>> BEGIN DATA

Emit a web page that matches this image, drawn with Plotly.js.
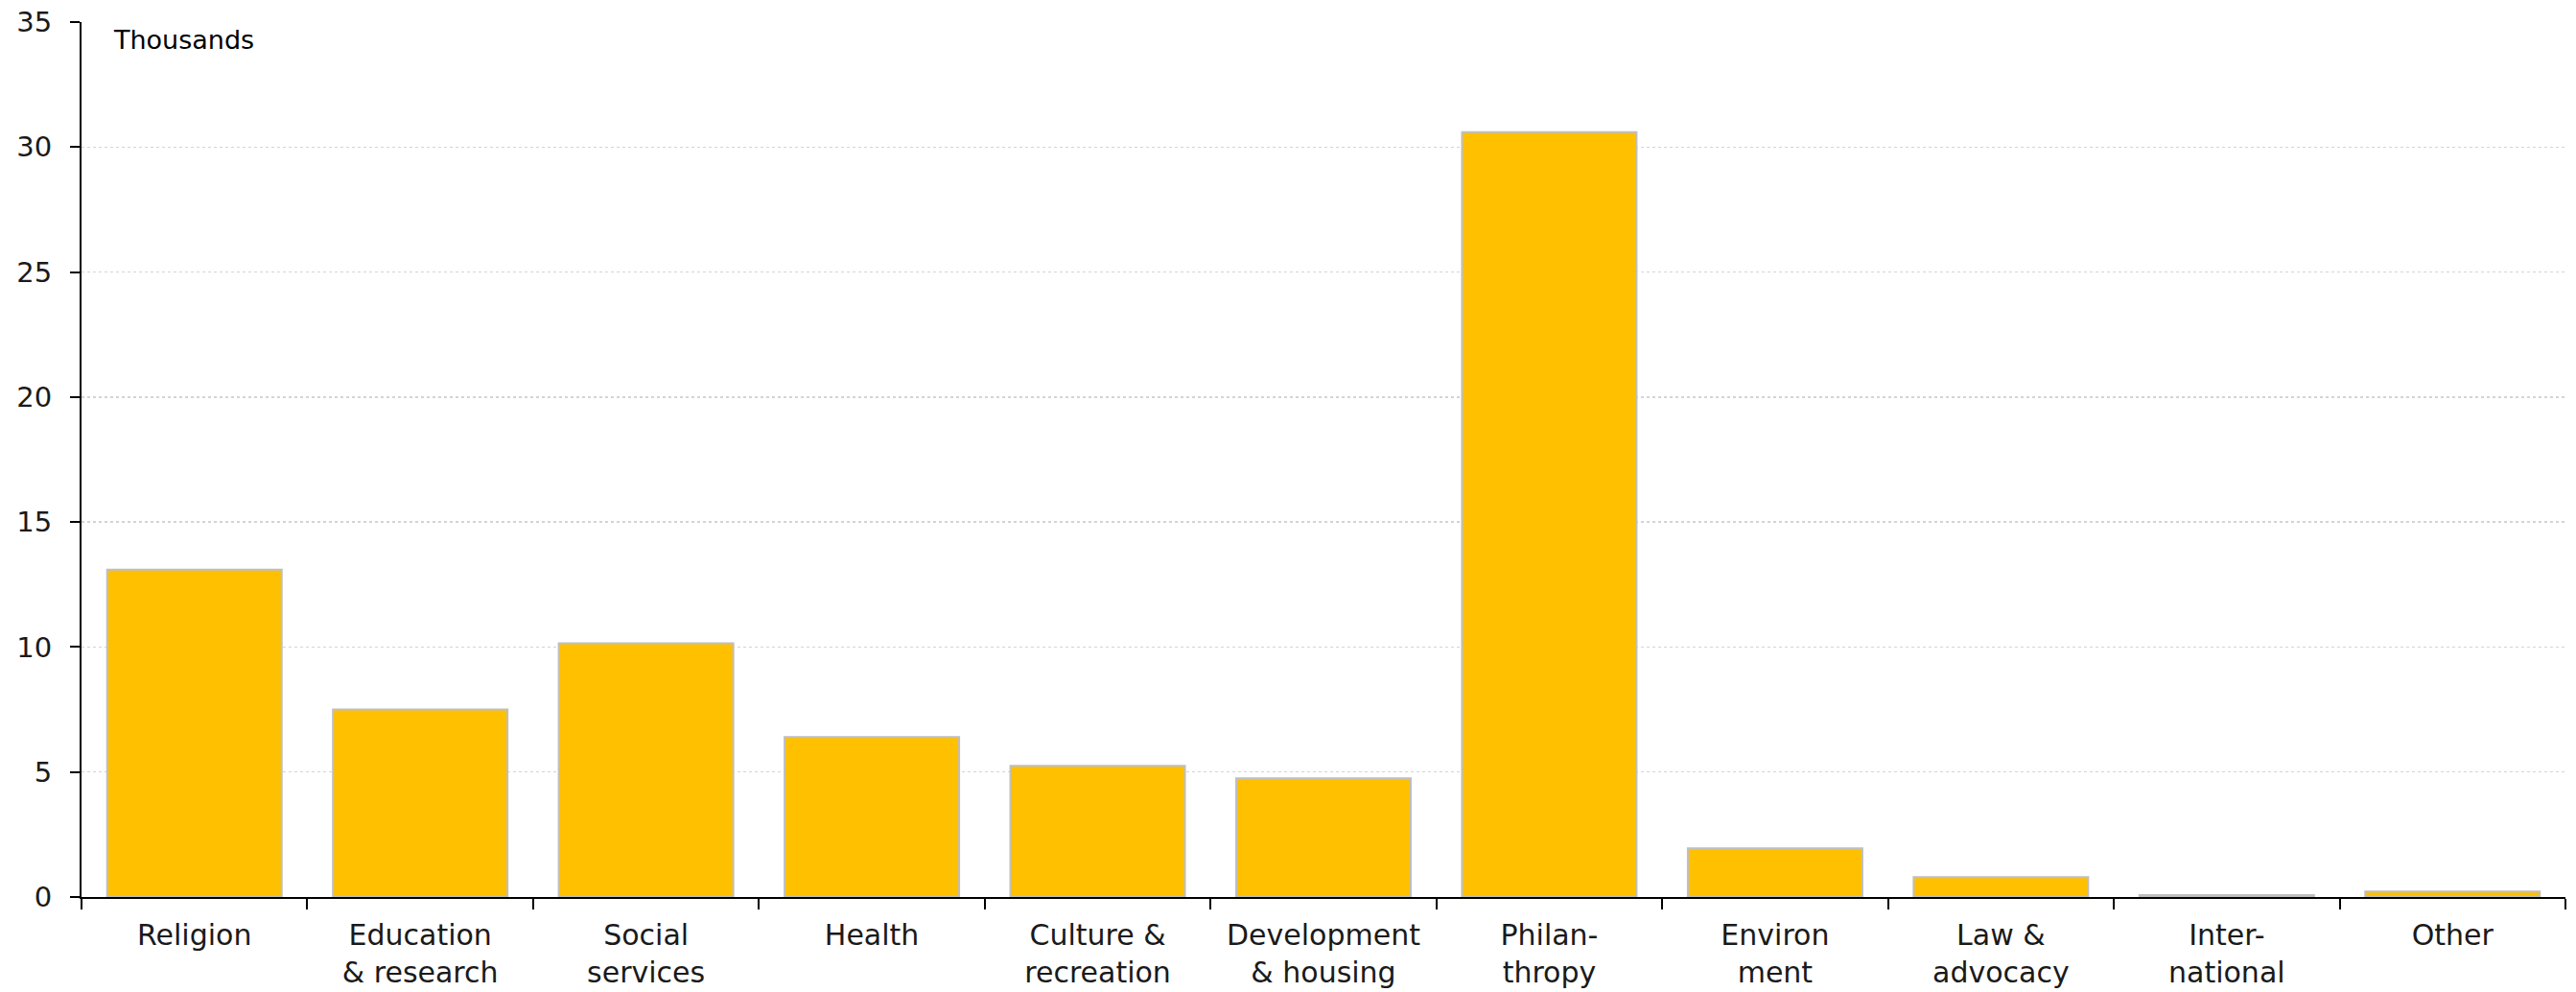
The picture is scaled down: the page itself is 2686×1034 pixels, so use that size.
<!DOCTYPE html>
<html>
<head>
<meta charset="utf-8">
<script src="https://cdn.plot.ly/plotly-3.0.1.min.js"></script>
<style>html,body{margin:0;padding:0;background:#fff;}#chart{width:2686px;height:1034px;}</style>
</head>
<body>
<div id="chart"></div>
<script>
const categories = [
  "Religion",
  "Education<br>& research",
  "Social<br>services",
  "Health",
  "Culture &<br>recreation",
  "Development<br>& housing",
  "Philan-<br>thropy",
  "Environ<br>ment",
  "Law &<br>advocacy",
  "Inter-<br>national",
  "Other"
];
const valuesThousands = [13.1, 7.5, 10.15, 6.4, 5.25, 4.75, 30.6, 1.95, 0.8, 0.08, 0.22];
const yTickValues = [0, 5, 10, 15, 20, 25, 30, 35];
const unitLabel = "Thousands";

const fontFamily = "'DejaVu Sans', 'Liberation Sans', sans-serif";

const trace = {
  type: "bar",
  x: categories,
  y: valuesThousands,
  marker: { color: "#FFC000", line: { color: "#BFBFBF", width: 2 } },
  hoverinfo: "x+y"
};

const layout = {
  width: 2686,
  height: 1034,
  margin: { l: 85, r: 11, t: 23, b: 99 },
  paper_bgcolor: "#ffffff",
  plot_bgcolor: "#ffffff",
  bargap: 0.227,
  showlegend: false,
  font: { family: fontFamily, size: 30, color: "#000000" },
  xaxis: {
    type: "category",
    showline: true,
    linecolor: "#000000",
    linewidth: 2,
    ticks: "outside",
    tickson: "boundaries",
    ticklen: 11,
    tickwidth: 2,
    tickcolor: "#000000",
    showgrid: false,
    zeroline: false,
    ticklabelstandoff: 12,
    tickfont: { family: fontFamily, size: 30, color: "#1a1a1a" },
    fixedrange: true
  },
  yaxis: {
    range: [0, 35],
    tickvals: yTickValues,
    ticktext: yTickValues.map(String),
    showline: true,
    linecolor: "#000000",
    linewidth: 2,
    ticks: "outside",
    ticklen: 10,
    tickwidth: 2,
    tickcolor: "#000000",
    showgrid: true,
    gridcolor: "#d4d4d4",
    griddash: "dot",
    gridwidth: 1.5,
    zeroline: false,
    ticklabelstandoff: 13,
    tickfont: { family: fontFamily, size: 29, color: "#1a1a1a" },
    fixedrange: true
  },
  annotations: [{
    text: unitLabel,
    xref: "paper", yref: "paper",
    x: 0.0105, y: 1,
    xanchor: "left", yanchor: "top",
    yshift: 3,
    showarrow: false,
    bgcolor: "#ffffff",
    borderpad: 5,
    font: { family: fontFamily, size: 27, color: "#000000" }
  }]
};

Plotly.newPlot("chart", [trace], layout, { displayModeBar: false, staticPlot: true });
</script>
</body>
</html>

>> END DATA

**SHORT EXERCISE:** Transcribe all of the material exactly, leaving out whatever pictures it contains.

**RESULT:**
Emit a web page that matches this image, drawn with Plotly.js.
The picture is scaled down: the page itself is 2686×1034 pixels, so use that size.
<!DOCTYPE html>
<html>
<head>
<meta charset="utf-8">
<script src="https://cdn.plot.ly/plotly-3.0.1.min.js"></script>
<style>html,body{margin:0;padding:0;background:#fff;}#chart{width:2686px;height:1034px;}</style>
</head>
<body>
<div id="chart"></div>
<script>
const categories = [
  "Religion",
  "Education<br>& research",
  "Social<br>services",
  "Health",
  "Culture &<br>recreation",
  "Development<br>& housing",
  "Philan-<br>thropy",
  "Environ<br>ment",
  "Law &<br>advocacy",
  "Inter-<br>national",
  "Other"
];
const valuesThousands = [13.1, 7.5, 10.15, 6.4, 5.25, 4.75, 30.6, 1.95, 0.8, 0.08, 0.22];
const yTickValues = [0, 5, 10, 15, 20, 25, 30, 35];
const unitLabel = "Thousands";

const fontFamily = "'DejaVu Sans', 'Liberation Sans', sans-serif";

const trace = {
  type: "bar",
  x: categories,
  y: valuesThousands,
  marker: { color: "#FFC000", line: { color: "#BFBFBF", width: 2 } },
  hoverinfo: "x+y"
};

const layout = {
  width: 2686,
  height: 1034,
  margin: { l: 85, r: 11, t: 23, b: 99 },
  paper_bgcolor: "#ffffff",
  plot_bgcolor: "#ffffff",
  bargap: 0.227,
  showlegend: false,
  font: { family: fontFamily, size: 30, color: "#000000" },
  xaxis: {
    type: "category",
    showline: true,
    linecolor: "#000000",
    linewidth: 2,
    ticks: "outside",
    tickson: "boundaries",
    ticklen: 11,
    tickwidth: 2,
    tickcolor: "#000000",
    showgrid: false,
    zeroline: false,
    ticklabelstandoff: 12,
    tickfont: { family: fontFamily, size: 30, color: "#1a1a1a" },
    fixedrange: true
  },
  yaxis: {
    range: [0, 35],
    tickvals: yTickValues,
    ticktext: yTickValues.map(String),
    showline: true,
    linecolor: "#000000",
    linewidth: 2,
    ticks: "outside",
    ticklen: 10,
    tickwidth: 2,
    tickcolor: "#000000",
    showgrid: true,
    gridcolor: "#d4d4d4",
    griddash: "dot",
    gridwidth: 1.5,
    zeroline: false,
    ticklabelstandoff: 13,
    tickfont: { family: fontFamily, size: 29, color: "#1a1a1a" },
    fixedrange: true
  },
  annotations: [{
    text: unitLabel,
    xref: "paper", yref: "paper",
    x: 0.0105, y: 1,
    xanchor: "left", yanchor: "top",
    yshift: 3,
    showarrow: false,
    bgcolor: "#ffffff",
    borderpad: 5,
    font: { family: fontFamily, size: 27, color: "#000000" }
  }]
};

Plotly.newPlot("chart", [trace], layout, { displayModeBar: false, staticPlot: true });
</script>
</body>
</html>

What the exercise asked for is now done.